Selling pressure on French bonds ebbed on Thursday, pushing the yield on the 10-year bond back below 1 per cent, as the prospect of a centrist alliance in the country’s presidential election eased anxiety that far-right candidate Marine Le Pen will win.
The decision on Wednesday by independent candidate François Bayrou not to stand in the country’s elections, and instead throw his support behind fellow centrist Emmanuel Macron, has helped French bonds snap a three-day losing streak.
France’s sovereign bonds market is proving a barometer on the election, which will see voters go to the polls on April 23 and May 7. Late on Thursday, French 10-year bond yields were down around 4 basis points to 0.97 per cent.
The spread over the German 10-year yield — a measure of the premium investors are demanding to hold French debt — has eased from this week’s post-eurozone crisis highs.
“It is increasingly debatable, above all in bond/credit market terms, whether there is another story in financial markets other than the French elections and related market fears,” noted Marc Ostwald, a strategist at Admisi.
Mr Bayrou, once considered the “third man” of French politics, has chosen to back the former Socialist economy minister, who is polling in joint second place with François Fillon and behind Ms Le Pen.
“The fragmentation of the electorate is such that a presidential bid would only increase the perils [facing France],” Mr Bayrou said, as he vowed to block Ms Le Pen’s road to the Élysée Palace in May.

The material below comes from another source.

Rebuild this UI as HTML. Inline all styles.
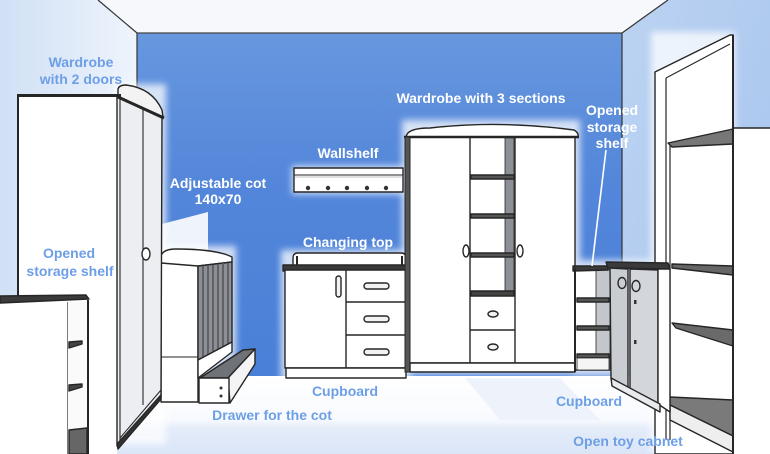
<!DOCTYPE html>
<html><head><meta charset="utf-8"><style>
html,body{margin:0;padding:0;width:770px;height:454px;overflow:hidden;background:#fff}
svg{display:block}
text{font-family:"Liberation Sans",Arial,sans-serif;font-weight:bold;font-size:14px;text-anchor:middle}
.w{fill:#fff}
.b{fill:#6d9fe7}
</style></head><body>
<svg width="770" height="454" viewBox="0 0 770 454" xmlns="http://www.w3.org/2000/svg">
<defs>
<linearGradient id="lw" x1="0" y1="0" x2="1" y2="0"><stop offset="0" stop-color="#d0e0f5"/><stop offset="1" stop-color="#eef4fc"/></linearGradient>
<linearGradient id="rw" x1="0" y1="0" x2="1" y2="1"><stop offset="0" stop-color="#bcd3f2"/><stop offset="1" stop-color="#a5c3ed"/></linearGradient>
<linearGradient id="bw" x1="0" y1="0" x2="0" y2="1"><stop offset="0" stop-color="#6797de"/><stop offset="0.45" stop-color="#5386da"/><stop offset="1" stop-color="#4a80d7"/></linearGradient>
<linearGradient id="fl" x1="0" y1="0" x2="0" y2="1"><stop offset="0" stop-color="#ffffff"/><stop offset="0.55" stop-color="#f8fafe"/><stop offset="0.68" stop-color="#e4ecf9"/><stop offset="1" stop-color="#dae5f7"/></linearGradient>
<filter id="gl" x="-30%" y="-30%" width="160%" height="160%"><feGaussianBlur stdDeviation="3.5"/></filter>
</defs>

<!-- background -->
<rect width="770" height="454" fill="#f6f8fb"/>
<polygon points="0,0 100,0 137,33 137,454 0,454" fill="url(#lw)"/>
<polygon points="622,33 668,0 770,0 770,454 622,454" fill="url(#rw)"/>
<polygon points="100,0 668,0 622,33 137,33" fill="#f6f8fb"/>
<rect x="137" y="33" width="485" height="346" fill="url(#bw)"/>
<rect x="0" y="376" width="770" height="78" fill="url(#fl)"/>
<polygon points="465,378 560,378 600,420 500,420" fill="#eaf0fa" opacity="0.8"/>
<line x1="98" y1="0" x2="137" y2="33" stroke="#333" stroke-width="1.2"/>
<line x1="137" y1="33" x2="622" y2="33" stroke="#444" stroke-width="1.2"/>
<line x1="622" y1="33" x2="668" y2="0" stroke="#333" stroke-width="1.2"/>
<line x1="137" y1="33" x2="137" y2="90" stroke="#333" stroke-width="1.2"/>
<line x1="622" y1="33" x2="622" y2="262" stroke="#333" stroke-width="1.2"/>

<!-- glow -->
<g filter="url(#gl)" fill="#fff" opacity="0.75">
<rect x="292" y="166" width="113" height="28"/>
<rect x="281" y="250" width="130" height="130"/>
<rect x="402" y="120" width="178" height="254"/>
<rect x="158" y="246" width="78" height="158"/>
<rect x="114" y="84" width="52" height="360"/>
<rect x="572" y="260" width="98" height="116"/>
<rect x="651" y="32" width="84" height="420"/>
</g>
<polygon points="162,224 208,212 208,252 162,252" fill="#fff" opacity="0.9"/>

<g stroke="#262626" stroke-width="1.4" stroke-linejoin="round">
<!-- wallshelf -->
<rect x="294" y="168" width="109" height="24" fill="#fff"/>
<line x1="294" y1="175" x2="403" y2="175" stroke-width="1"/>
<line x1="294" y1="177" x2="403" y2="177" stroke-width="0.6" stroke="#888"/>
<g fill="#333" stroke="none">
<circle cx="308" cy="188" r="2.2"/><circle cx="328" cy="188" r="2.2"/><circle cx="347" cy="188" r="2.2"/><circle cx="367" cy="188" r="2.2"/><circle cx="386" cy="188" r="2.2"/>
</g>

<!-- changing unit -->
<path d="M293,266 L293,258 Q293,253 298,253 L401,253 Q406,253 406,258 L406,266 Z" fill="#fff"/>
<line x1="297" y1="256" x2="297" y2="266" stroke-width="2"/>
<line x1="402" y1="256" x2="402" y2="266" stroke-width="2"/>
<polygon points="283,265 409,265 410,270 283,271" fill="#3a3a3a"/>
<rect x="285" y="270" width="122" height="98" fill="#fff"/>
<line x1="346" y1="270" x2="346" y2="368"/>
<line x1="346" y1="302" x2="407" y2="302"/>
<line x1="346" y1="335" x2="407" y2="335"/>
<rect x="364" y="283" width="25" height="6" rx="3" fill="#f2f2f2"/>
<rect x="364" y="316" width="25" height="6" rx="3" fill="#f2f2f2"/>
<rect x="364" y="349" width="25" height="6" rx="3" fill="#f2f2f2"/>
<rect x="336" y="276" width="5" height="21" rx="2.5" fill="#f2f2f2"/>
<rect x="286" y="368" width="120" height="10" fill="#fff"/>

<!-- wardrobe 3 sections -->
<path d="M406,137 Q407,128 430,128 Q500,120 574,130 Q579,133 578,137 Z" fill="#fff"/>
<rect x="407" y="137" width="168" height="226" fill="#fff"/>
<line x1="404" y1="137" x2="579" y2="137" stroke-width="2.5"/>
<rect x="405" y="137" width="5" height="235" fill="#555" stroke-width="1"/>
<line x1="470" y1="137" x2="470" y2="363"/>
<line x1="515" y1="137" x2="515" y2="363"/>
<rect x="505" y="138" width="9" height="155" fill="#8d9096" stroke-width="0.8"/>
<polygon points="471,175 514,175 514,179 471,179" fill="#555"/>
<polygon points="471,214 514,214 514,218 471,218" fill="#555"/>
<polygon points="471,253 514,253 514,257 471,257" fill="#555"/>
<polygon points="471,291 514,291 514,296 471,296" fill="#444"/>
<line x1="470" y1="330" x2="515" y2="330"/>
<ellipse cx="493" cy="314" rx="5" ry="3" fill="#f2f2f2"/>
<ellipse cx="493" cy="347" rx="5" ry="3" fill="#f2f2f2"/>
<ellipse cx="466" cy="251" rx="3" ry="6" fill="#fff"/>
<ellipse cx="520" cy="251" rx="3" ry="6" fill="#fff"/>
<rect x="410" y="363" width="165" height="9" fill="#fff"/>

<!-- small open shelf -->
<rect x="575" y="270" width="35" height="100" fill="#fff"/>
<rect x="596" y="270" width="14" height="100" fill="#c3c6cb" stroke-width="0.8"/>
<polygon points="573,266 608,266 608,270 573,271" fill="#3a3a3a"/>
<line x1="575" y1="268" x2="575" y2="372" stroke-width="2"/>
<polygon points="577,298 609,298 609,302 577,302" fill="#555"/>
<polygon points="577,326 609,326 609,330 577,330" fill="#555"/>
<polygon points="577,354 609,354 609,358 577,358" fill="#555"/>
<rect x="577" y="358" width="32" height="12" fill="#f5f5f5" stroke-width="0.8"/>

<!-- tall toy cabinet -->
<polygon points="655,72 730,35 733,35 733,454 655,454" fill="#fff"/>
<line x1="666" y1="78" x2="730" y2="44" stroke-width="1.1"/>
<line x1="666" y1="78" x2="666" y2="440" stroke-width="1.2"/>
<line x1="670" y1="143" x2="670" y2="440" stroke-width="1.2"/>
<polygon points="668,143 733,129 733,144 672,147" fill="#777"/>
<polygon points="672,264 733,266 733,275 672,268" fill="#666"/>
<polygon points="672,323 733,330 733,346 676,328" fill="#6a6a6a"/>
<polygon points="670,397 733,400 733,436 670,405" fill="#7a7a7a"/>
<polygon points="670,405 733,436 733,452 670,420" fill="#eeeeee"/>
<rect x="733" y="128" width="40" height="330" fill="#fff"/>
<line x1="733" y1="35" x2="733" y2="454" stroke-width="2"/>

<!-- small cupboard -->
<polygon points="606,262 668,263 670,269 608,268" fill="#3a3a3a"/>
<polygon points="610,268 628,269 628,388 611,378" fill="#c9ccd1"/>
<polygon points="630,269 658,270 658,404 630,390" fill="#d3d6da"/>
<polygon points="658,269 670,269 670,412 658,404" fill="#fff"/>
<polygon points="611,378 660,404 660,412 612,386" fill="#e8eaed"/>
<ellipse cx="622" cy="283" rx="4" ry="5.5" fill="none"/>
<ellipse cx="636" cy="286" rx="4" ry="5.5" fill="none"/>
<rect x="634" y="300" width="2.5" height="4" fill="#333" stroke="none"/>
<rect x="634" y="340" width="2.5" height="4" fill="#333" stroke="none"/>

<!-- white label line -->
<line x1="606" y1="150" x2="592" y2="266" stroke="#fff" stroke-width="1.6"/>

<!-- cot -->
<rect x="161" y="258" width="37" height="144" fill="#fff"/>
<line x1="161" y1="357" x2="198" y2="357" stroke-width="1"/>
<path d="M161,263 L161,256 Q163,249 176,249 Q216,249 232,257 L232,262 L198,266 Z" fill="#fff"/>
<polygon points="198,266 232,262 232,342 198,360" fill="#8c9096"/>
<g stroke="#55585d" stroke-width="1.6">
<line x1="203" y1="266" x2="203" y2="357"/><line x1="208" y1="265" x2="208" y2="355"/><line x1="213" y1="265" x2="213" y2="352"/><line x1="218" y1="264" x2="218" y2="350"/><line x1="223" y1="263" x2="223" y2="347"/><line x1="228" y1="263" x2="228" y2="344"/>
</g>
<polygon points="198,360 232,342 232,352 198,378" fill="#fff"/>
<polygon points="200,378 243,350 255,349 228,378" fill="#6f7379"/>
<polygon points="228,378 255,349 255,364 230,403" fill="#f4f4f4"/>
<rect x="199" y="378" width="30" height="25" fill="#fff"/>
<circle cx="221" cy="388" r="1.5" fill="#333" stroke="none"/>
<circle cx="221" cy="396" r="1.5" fill="#333" stroke="none"/>

<!-- left wardrobe -->
<rect x="18" y="97" width="99" height="357" fill="#fff" stroke="none"/>
<line x1="18" y1="97" x2="18" y2="300" stroke-width="2"/>
<polygon points="117,97 162,118 161,395 117,446" fill="#eceef1"/>
<line x1="120" y1="99" x2="120" y2="440" stroke-width="1.1"/>
<line x1="143" y1="110" x2="143" y2="405" stroke-width="1.1"/>
<line x1="120" y1="438" x2="161" y2="390" stroke-width="1"/>
<polygon points="117,444 161,395 161,399 118,449" fill="#333"/>
<path d="M118,97 L118,89 Q119,85 126,85 Q152,88 162,110 L163,117 Z" fill="#f3f3f3"/>
<line x1="17" y1="95.5" x2="121" y2="95.5" stroke-width="3"/>
<line x1="118" y1="97" x2="164" y2="118" stroke-width="3"/>
<ellipse cx="146" cy="254" rx="4" ry="6" fill="#fff"/>

<!-- left open shelf -->
<rect x="0" y="302" width="68" height="152" fill="#fff" stroke="none"/>
<line x1="68" y1="302" x2="68" y2="454" stroke-width="1.2"/>
<rect x="68" y="302" width="20" height="152" fill="#fafafa" stroke="none"/>
<line x1="88" y1="300" x2="88" y2="454" stroke-width="2"/>
<polygon points="0,296 86,295 89,299 0,303" fill="#3a3a3a"/>
<polygon points="69,342 82,341 82,344 69,348" fill="#444"/>
<polygon points="69,385 82,384 82,387 69,391" fill="#444"/>
<polygon points="69,430 87,428 87,454 69,454" fill="#666"/>
</g>

<!-- labels -->
<text class="b" x="81" y="67">Wardrobe</text>
<text class="b" x="81" y="84">with 2 doors</text>
<text class="w" x="218" y="188">Adjustable cot</text>
<text class="w" x="218" y="204">140x70</text>
<text class="w" x="348" y="158">Wallshelf</text>
<text class="w" x="348" y="247">Changing top</text>
<text class="w" x="481" y="103">Wardrobe with 3 sections</text>
<text class="w" x="612" y="115">Opened</text>
<text class="w" x="612" y="132">storage</text>
<text class="w" x="612" y="148">shelf</text>
<text class="b" x="69" y="258">Opened</text>
<text class="b" x="70" y="276">storage shelf</text>
<text class="b" x="345" y="396">Cupboard</text>
<text class="b" x="272" y="420">Drawer for the cot</text>
<text class="b" x="589" y="406">Cupboard</text>
<text class="b" x="628" y="446">Open toy cabnet</text>
</svg>
</body></html>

France’s election is arguably the biggest source of political risk facing the eurozone this year, and comes as data on growth and inflation begin to show signs of improvement.
Derek Halpenny, head of European research at MUFG, pointed to market complacency regarding the risk of a shock electoral victory for anti-euro candidate Marine Le Pen.
“You make the obvious comparisons with last year — there was very compelling evidence that markets weren’t willing to price in the risk,” he said.
The two-year German Shatz yield fell to a record low of minus 93 basis points on Thursday, with buying reflecting investors seeking to hedge against a le Pen victory. The ECB’s recent move to begin buying bonds yielding below the deposit rate of minus 0.4 per cent has also supported short-dated paper.
Mr Halpenny said that appetite for short-dated German paper depends in part on investor willingness to tolerate negative yields. “If you are in a true risk-aversion climate, it’s more about your capital than your yield,” he said.
Jittery markets are taking comfort in the news, having already been stung by the Brexit vote and Donald Trump’s election last year.
“Though the polls continue to suggest that a Le Pen victory is unlikely in the second, decisive round, the tone throughout yesterday’s session was clear in that the market does not wish to be proven incorrect, yet again,” said Lyn Graham-Taylor at Rabobank.